By the summer of '97 I was drunk pretty much 24/7/365. The money was rapidly running out and I knew that it was only a matter of weeks before I had to shuck off this mortal coil.
(I'm sorry if this makes anyone out there feel squeamish, but it's the way it was.)
Now, in my insanity I hadn't actually "done" anything to prepare to do myself in. I hadn't bought any weapons or drugs to do the deed with. I vaguely recall having some notion of using "household goods" of some sort or another to do it. I remember a box cutter which I thought would do the trick (don't try this at home, kids), only it turns out you need a tub full of hot water in order to "bleed out". A bucket of warm vomit won't work.

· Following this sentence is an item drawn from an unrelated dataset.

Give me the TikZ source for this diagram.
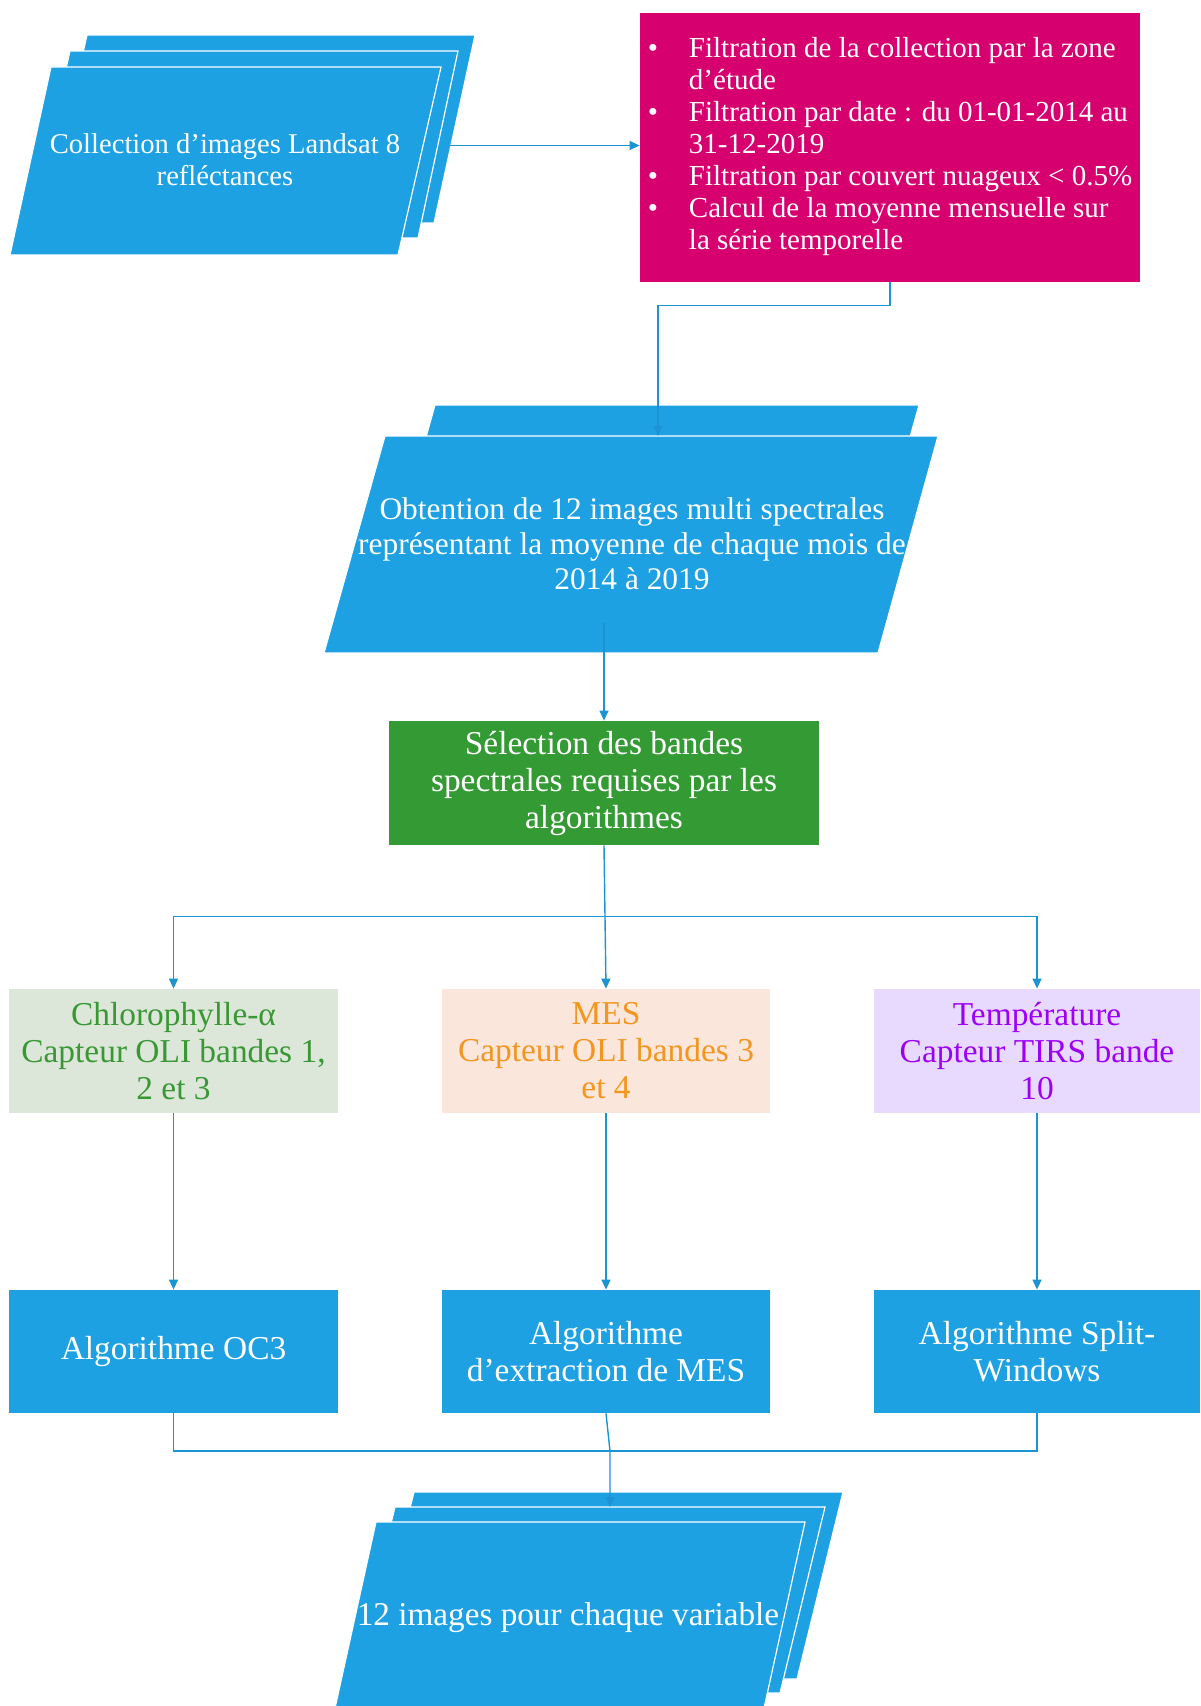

Anyway, I didn't even get that far. The Labor Day weekend arrived and I was drifting in and out of consciousness when suddenly I became dimly aware that "something" was happening. That "something" was the announcement that Princess Diana had been in a horrific auto accident in Paris.
Well, that perked me right up. I remember blearily trying to focus on the screen (I had a 48" Sony XBR rear-projection tv in those days) and thinking (well, sort of), "OH, THISH IS SUCH A TRAGEDITY", so, naturally, I forgot all about dying (me, at any rate) and started thinking about what a wasted young life had been extinguished in Paris that weekend.
And I watched, every time I wasn't passed out, for the next week.
What had been missing from my life for months and even years at that point had been... TA-DAH! drama. Now I had plenty of drama. It wasn't my drama, but I made it my drama.
Anyway, I was pretty insane in those days (as you can tell), but I'm not nearly so now.
10 years ago Princess Di's life, which wasn't supposed to have ended, did. 10 years ago my life, which was supposed to have ended, didn't.
I'm glad God doesn't ask my opinions about anything. I'd be giving her all kinds of crazy-assed advice if She did.